The Bengals have been the NFL's worst team for more than a decade, but Brown opened the news conference by saying, "We have turned over, what I believe, is a new leaf. We are starting afresh."
Brown's history of being frugal, forcing holdover assistant coaches onto new head coaches and maintaining the league's smallest scouting staff, were issues for any candidate to consider. Lewis moved ahead of Coughlin in part because he was willing to win changes over time, rather than have them guaranteed up front.
Now Lewis expects to instill discipline, professionalism and confidence in the Bengals, intending to get what is viewed as a fairly talented roster to play to its potential.
"This is about hard work," Lewis said. "I don't think places win or lose. Obviously the coaches before me have worked hard as well. But I have a plan to do these things, to get the little things done, to bring the professionalism of our team up, to cultivate the guys we have, and to get everybody moving in the right direction."
Lewis declined comment when asked if any current Redskins assistants might be joining him in Cincinnati, but Spurrier said it was a possibility.
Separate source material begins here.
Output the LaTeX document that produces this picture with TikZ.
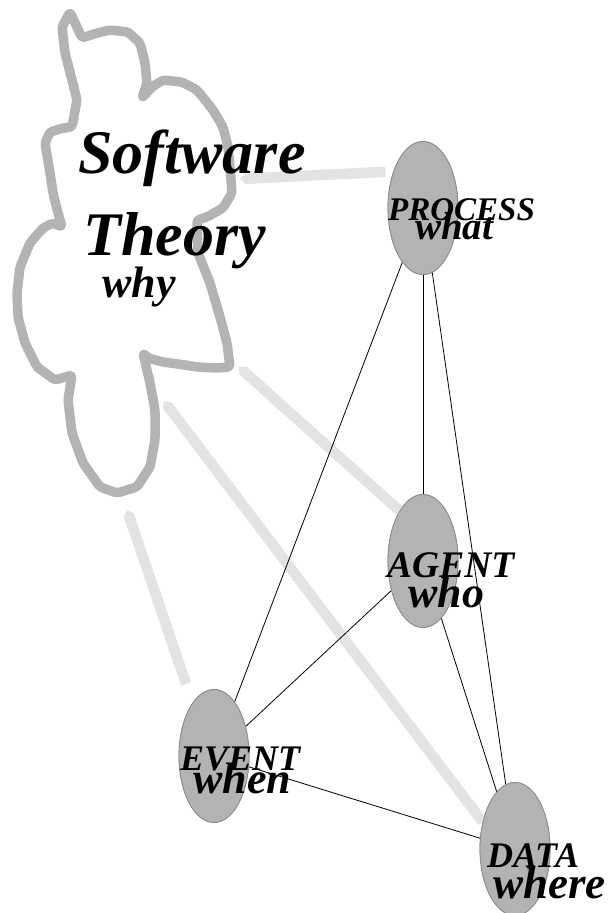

Redskins players reached last night were happy for Lewis even though his departure means a fifth defensive coordinator in as many years.
"It's a great achievement," defensive end Renaldo Wynn said. "There obviously aren't many black head coaches in the NFL. And regardless, he's earned it black or white. Actually, I was rooting for him."
The promotion of Edwards should provide continuity, and players last night reiterated their endorsement of the move for that reason.
"I sure hope [Edwards is promoted]," linebacker LaVar Arrington said before Spurrier made the move official. "I think he's the clear choice. He's got the respect of the players, that's for sure. And I think he was integral aspect of what happened this year."
Added Wynn: "I think it would be a great move. Somebody from the inside, there wouldn't be as much change. He's very knowledgeable from what I've seen, and the guys seem to take well to him. I think he'd be an excellent candidate."